Pendulum problem - there's got to be an easier way

[tony873004]

Pendulum problem -- there's got to be an easier way!

What is the amplitude of a simple pendulum of length L = 0.60m if the bob has a speed v = 0.37 m/s when passing through the equilibrium position?

I don't see why this is any different than figuring out the height a roller coaster will rise to, so... Work Energy theorum to get the max height of the pendulum. Then translate it into degrees.

$$\Delta K=-\Delta U \] \[ \Delta K=\frac{1}{2}mv^2, \quad \Delta U=mg(y_f -y_i ) \] \[ -mg(y_f -y_i )=\frac{1}{2}mv^2, \quad y_i =0 \] \[ -mg(y_f )=\frac{1}{2}mv^2 \] \[ (y_f )=\frac{\frac{1}{2}\rlap{--} {m}v^2}{-\rlap{--} {m}g} \quad \Rightarrow \quad y_f =\frac{\frac{1}{2}v^2}{-g} \] \[ h=y_f , \quad h=\ell (1-\cos \theta ) \] \[ \frac{\frac{1}{2}v^2}{-g}=\ell (1-\cos \theta ) \quad \Rightarrow \quad \frac{\frac{1}{2}v^2}{-g}=\ell -\ell \cos \theta \quad \Rightarrow \quad \frac{\frac{1}{2}v^2}{-g}-\ell =-\ell \cos \theta \quad \Rightarrow \] \[ \frac{\left( {\frac{\frac{1}{2}v^2}{-g}-\ell } \right)}{-\ell }=\cos \theta \quad \Rightarrow \quad \theta =\cos ^{-1}\left( {\frac{\left( {\frac{\frac{1}{2}v^2}{-g}-\ell } \right)}{-\ell }} \right) \] \[ \theta =\cos ^{-1}\left( {\frac{\left( {\frac{\frac{1}{2}\left( {0.37m/s} \right)^2}{-9.8m/s^2}-0.6m} \right)}{-0.6m}} \right) \quad \Rightarrow \quad \theta =\cos ^{-1}\left( {\frac{\left( {\frac{\frac{1}{2}0.37^2\rlap{--} {m}^{\rlap{--} {2}}/\rlap{--} {s}^{\rlap{--} {2}}}{-9.8\rlap{--} {m}/\rlap{--} {s}^{\rlap{--} {2}}}-0.6\rlap{--} {m}} \right)}{-0.6\rlap{--} {m}}} \right)$$

$$\theta =8.75 deg$$

Same answer as the back of the book. But there's got to be an easier way. The book gives no examples of this type of problem.

 

[Justin Lazear]

Good job on solving the problem, but this problem isn't difficult, and the algebra is even pretty clean. You've made it a bit uglier than it needs be by not simplifying your expressions completely. Notice that your final expression can be written

$$\cos{\theta} = 1 - \frac{v^2}{2gl}$$

Be happy that the problem is this straight-forward and get used to algebra. It only gets worse.

--J

 

[tony873004]

Be happy that the problem is this straight-forward and get used to algebra. It only gets worse.
--J

Thanks for the encouraging words

if the -L didn't exist in the numerator, then
I could see shoving the 1/2 downstairs as a 2 and
I could see shoving the /-g downstairs as simply g, and neutralizing its minus sign with L's minus sign.

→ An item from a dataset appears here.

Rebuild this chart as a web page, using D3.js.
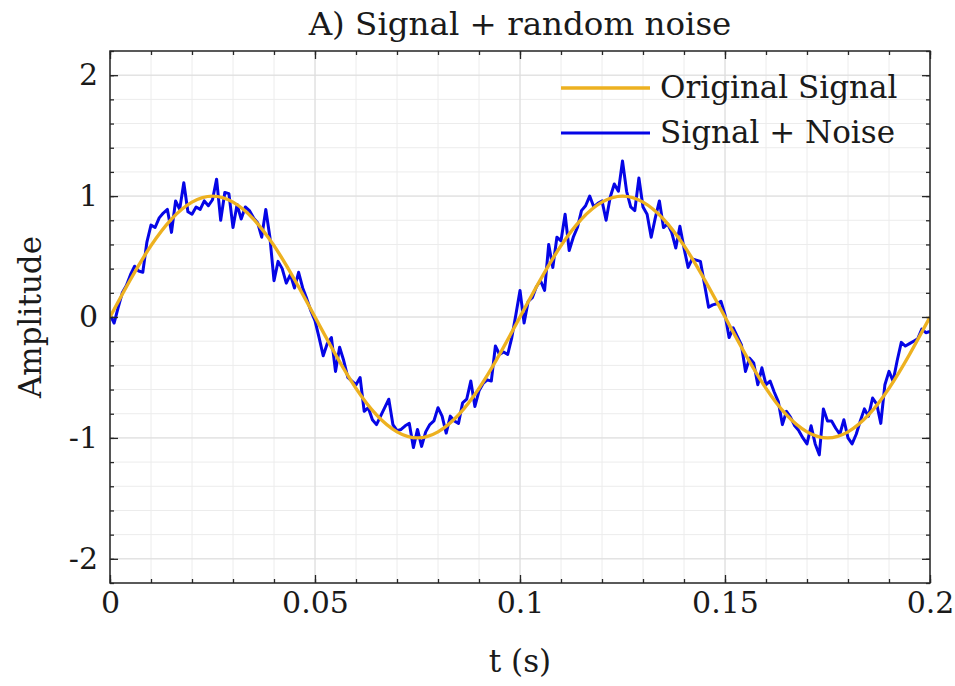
<!DOCTYPE html>
<html><head><meta charset="utf-8">
<script src="https://cdn.jsdelivr.net/npm/d3@7"></script>
<style>html,body{margin:0;padding:0;background:#fff;} svg{display:block;}</style>
</head><body>
<svg id="chart" width="955" height="686"></svg>
<script>
const titleText = "A) Signal + random noise";
const xLabelText = "t (s)";
const yLabelText = "Amplitude";
const seriesNames = ["Original Signal", "Signal + Noise"];
const seriesColors = ["#EDB120", "#0505e6"];
const xTickValues = [0, 0.05, 0.1, 0.15, 0.2];
const xTickLabels = ["0", "0.05", "0.1", "0.15", "0.2"];
const yTickValues = [-2, -1, 0, 1, 2];
const yTickLabels = ["-2", "-1", "0", "1", "2"];
const xDomain = [0, 0.2];
const yDomain = [-2.2, 2.2];

// Signal + Noise, sampled every 1 ms (t = 0 ... 0.2 s)
const noisyStep = 0.001;
const noisySignal = [
  0.02, -0.05, 0.08, 0.20, 0.26, 0.35, 0.42, 0.38, 0.37, 0.62,
  0.76, 0.74, 0.82, 0.86, 0.89, 0.70, 0.96, 0.89, 1.11, 0.87,
  0.85, 0.91, 0.89, 0.96, 0.92, 0.97, 1.14, 0.80, 1.03, 1.02,
  0.74, 0.93, 0.81, 0.91, 0.88, 0.82, 0.78, 0.66, 0.89, 0.66,
  0.30, 0.46, 0.40, 0.28, 0.35, 0.24, 0.37, 0.24, 0.15, 0.05,
  -0.03, -0.17, -0.32, -0.22, -0.17, -0.45, -0.25, -0.36, -0.50, -0.53,
  -0.56, -0.50, -0.78, -0.75, -0.85, -0.89, -0.82, -0.75, -0.68, -0.89,
  -0.94, -0.93, -0.90, -0.88, -1.08, -0.93, -1.07, -0.95, -0.89, -0.86,
  -0.75, -0.82, -0.96, -0.82, -0.86, -0.88, -0.71, -0.68, -0.53, -0.74,
  -0.61, -0.55, -0.52, -0.53, -0.24, -0.31, -0.29, -0.31, -0.17, 0.02,
  0.22, -0.05, 0.13, 0.16, 0.25, 0.30, 0.22, 0.60, 0.41, 0.66,
  0.63, 0.85, 0.55, 0.66, 0.74, 0.88, 0.92, 1.00, 0.91, 0.94,
  0.96, 0.80, 0.99, 1.10, 1.04, 1.29, 1.04, 0.91, 0.88, 1.15,
  0.91, 0.85, 0.66, 0.82, 0.96, 0.74, 0.77, 0.70, 0.57, 0.75,
  0.57, 0.41, 0.48, 0.47, 0.46, 0.27, 0.08, 0.10, 0.11, 0.13,
  0.02, -0.17, -0.09, -0.16, -0.23, -0.45, -0.34, -0.38, -0.56, -0.42,
  -0.56, -0.53, -0.62, -0.70, -0.89, -0.78, -0.83, -0.90, -0.94, -1.00,
  -1.05, -0.90, -1.05, -1.14, -0.76, -0.86, -0.86, -0.92, -0.97, -0.85,
  -1.00, -1.05, -0.97, -0.86, -0.76, -0.82, -0.67, -0.72, -0.88, -0.56,
  -0.45, -0.53, -0.36, -0.21, -0.24, -0.22, -0.20, -0.18, -0.10, -0.13,
  -0.12
];

// Original signal, read every 5 ms
const originalStep = 0.005;
const originalSignal = [
  0, 0.31, 0.59, 0.81, 0.95, 1, 0.95, 0.81, 0.59, 0.31,
  0, -0.31, -0.59, -0.81, -0.95, -1, -0.95, -0.81, -0.59, -0.31,
  0, 0.31, 0.59, 0.81, 0.95, 1, 0.95, 0.81, 0.59, 0.31,
  0, -0.31, -0.59, -0.81, -0.95, -1, -0.95, -0.81, -0.59, -0.31,
  0
];

const FONT = "'DejaVu Serif', serif";
const TXT = "#1a1a1a";
const AX = "#262626";
const m = {left: 110, right: 930, top: 51, bottom: 583};
const svg = d3.select("#chart");
const x = d3.scaleLinear().domain(xDomain).range([m.left, m.right]);
const y = d3.scaleLinear().domain(yDomain).range([m.bottom, m.top]);

// grid
const xMinor = x.ticks(20);
const yMinor = y.ticks(22);
const grid = svg.append("g");
grid.selectAll(".gxm").data(xMinor).join("line")
  .attr("x1", d => x(d)).attr("x2", d => x(d)).attr("y1", m.top).attr("y2", m.bottom)
  .attr("stroke", "#ececec").attr("stroke-width", 1);
grid.selectAll(".gym").data(yMinor).join("line")
  .attr("y1", d => y(d)).attr("y2", d => y(d)).attr("x1", m.left).attr("x2", m.right)
  .attr("stroke", "#ececec").attr("stroke-width", 1);
grid.selectAll(".gxM").data(xTickValues).join("line")
  .attr("x1", d => x(d)).attr("x2", d => x(d)).attr("y1", m.top).attr("y2", m.bottom)
  .attr("stroke", "#dcdcdc").attr("stroke-width", 1);
grid.selectAll(".gyM").data(yTickValues).join("line")
  .attr("y1", d => y(d)).attr("y2", d => y(d)).attr("x1", m.left).attr("x2", m.right)
  .attr("stroke", "#dcdcdc").attr("stroke-width", 1);

// lines
svg.append("clipPath").attr("id", "clip").append("rect")
  .attr("x", m.left).attr("y", m.top).attr("width", m.right - m.left).attr("height", m.bottom - m.top);
const plot = svg.append("g").attr("clip-path", "url(#clip)");
const noisyLine = d3.line().x((d, i) => x(i * noisyStep)).y(d => y(d));
const origLine = d3.line().x((d, i) => x(i * originalStep)).y(d => y(d)).curve(d3.curveNatural);
plot.append("path").datum(noisySignal).attr("d", noisyLine)
  .attr("fill", "none").attr("stroke", seriesColors[1]).attr("stroke-width", 3).attr("stroke-linejoin", "round");
plot.append("path").datum(originalSignal).attr("d", origLine)
  .attr("fill", "none").attr("stroke", seriesColors[0]).attr("stroke-width", 3.4);

// axes
function styleAxis(g) {
  g.select(".domain").remove();
  g.selectAll("line").attr("stroke", AX).attr("stroke-width", 1.3);
  g.selectAll("text").attr("font-family", FONT).attr("font-size", 30).attr("fill", TXT);
}
svg.append("g").attr("transform", `translate(0,${m.bottom})`)
  .call(d3.axisBottom(x).tickValues(xMinor).tickSize(-4).tickFormat(""))
  .call(styleAxis);
svg.append("g").attr("transform", `translate(0,${m.top})`)
  .call(d3.axisTop(x).tickValues(xMinor).tickSize(-4).tickFormat(""))
  .call(styleAxis);
svg.append("g").attr("transform", `translate(${m.left},0)`)
  .call(d3.axisLeft(y).tickValues(yMinor).tickSize(-4).tickFormat(""))
  .call(styleAxis);
svg.append("g").attr("transform", `translate(${m.right},0)`)
  .call(d3.axisRight(y).tickValues(yMinor).tickSize(-4).tickFormat(""))
  .call(styleAxis);

svg.append("g").attr("transform", `translate(0,${m.bottom})`)
  .call(d3.axisBottom(x).tickValues(xTickValues).tickFormat((d, i) => xTickLabels[i])
    .tickSizeInner(-8).tickSizeOuter(0).tickPadding(9))
  .call(styleAxis);
svg.append("g").attr("transform", `translate(0,${m.top})`)
  .call(d3.axisTop(x).tickValues(xTickValues).tickFormat("").tickSizeInner(-8).tickSizeOuter(0))
  .call(styleAxis);
svg.append("g").attr("transform", `translate(${m.left},0)`)
  .call(d3.axisLeft(y).tickValues(yTickValues).tickFormat((d, i) => yTickLabels[i])
    .tickSizeInner(-8).tickSizeOuter(0).tickPadding(12))
  .call(styleAxis);
svg.append("g").attr("transform", `translate(${m.right},0)`)
  .call(d3.axisRight(y).tickValues(yTickValues).tickFormat("").tickSizeInner(-8).tickSizeOuter(0))
  .call(styleAxis);

svg.append("rect").attr("x", m.left).attr("y", m.top)
  .attr("width", m.right - m.left).attr("height", m.bottom - m.top)
  .attr("fill", "none").attr("stroke", AX).attr("stroke-width", 1.5);

// title and labels
svg.append("text").attr("x", (m.left + m.right) / 2).attr("y", 35)
  .attr("text-anchor", "middle").attr("font-family", FONT).attr("font-size", 32.5).attr("fill", TXT)
  .text(titleText);
svg.append("text").attr("x", (m.left + m.right) / 2).attr("y", 672)
  .attr("text-anchor", "middle").attr("font-family", FONT).attr("font-size", 31).attr("fill", TXT)
  .text(xLabelText);
svg.append("text").attr("transform", `translate(41,${(m.top + m.bottom) / 2}) rotate(-90)`)
  .attr("text-anchor", "middle").attr("font-family", FONT).attr("font-size", 31).attr("fill", TXT)
  .text(yLabelText);

// legend
const legendRows = [{name: seriesNames[0], color: seriesColors[0], yy: 88, w: 3.4},
                    {name: seriesNames[1], color: seriesColors[1], yy: 133, w: 3}];
const lg = svg.append("g");
legendRows.forEach(r => {
  lg.append("line").attr("x1", 561).attr("x2", 650).attr("y1", r.yy).attr("y2", r.yy)
    .attr("stroke", r.color).attr("stroke-width", r.w);
  lg.append("text").attr("x", 660).attr("y", r.yy + 10)
    .attr("font-family", FONT).attr("font-size", 31).attr("fill", TXT).text(r.name);
});
</script>
</body></html>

$$\frac{\left( {\frac{\frac{1}{2}v^2}{-g}-\ell } \right)}{-\ell }=\cos \theta$$

giving me a modified formula of:

$$\cos{\theta} = \frac{v^2-l}{2gl}$$

But your forumla
$$\cos{\theta} = 1 - \frac{v^2}{2gl}$$

got rid of the -L in the numerator and introduced a "1-". Plugging in numbers, your forumla works, my original formula works, but my modified formula doesn't.

Also, I would have thought there would be some pendulum formula to take care of this whole thing in 2 lines. Is this the right way to do this problem??

 

[Justin Lazear]

giving me a modified formula of:

$$\cos{\theta} = \frac{v^2-l}{2gl}$$

Well, that's interesting. It looks like we both messed up the algebra! According to what you've written, the formula should simplify to

$$\cos{\theta} = 1 + \frac{v^2}{2gl}$$

$$\frac{\left( {\frac{\frac{1}{2}v^2}{-g}-\ell } \right)}{-\ell }= \frac{\frac{\frac{1}{2}v^2}{-g}}{-l}-\frac{l}{-l} = \frac{v^2}{2gl} + 1$$

Your -g should have actually been a +g. You got lucky with your original formula because cosine is even. A happy accident where you screw up, but your profs don't mark you off.

--J

Geh... LaTeX didn't work out so well. Too many nested \frac{}{}s. Gimme a sec.

All better now.

 

[physics4ever]

How did you modify the formula without taking the L.C.M.?
$$\frac{\left( {\frac{\frac{1}{2}v^2}{-g}-\ell } \right)}{-\ell }=\cos \theta$$
It should be
$$\cos{\theta} =\frac{v^2 + 2gl}{2gl}$$
which becomes
$$\cos{\theta} =\frac{v^2}{2gl}+ 1$$

 

[Justin Lazear]

So we're agreed.

Oh, and I just distributed the denominator to each term in the numerator right away.

--J

 

[James R]

Here's an alternative approach, though it probably doesn't involve any less work. The motion of a simple pendulum is described by:

$$\theta(t) = \theta_0 \sin (\sqrt{\frac{l}{g}}t)$$

where $\theta_0$ is the (angular) amplitude.

The angular speed at any time is given by the time derivative of this equation, and from that you can work out an expression for the linear speed at any time. Use that formula to calculate the amplitude in your problem.

 

[Justin Lazear]

g/l, not l/g. The argument of cosine must be unitless.

And that equation assumes that $\theta$ is sufficiently small that $\sin{\theta} \approx \theta$, which isn't necessary for this problem. The original solution was better.

--J

Edit: Been too long since I last used TeX...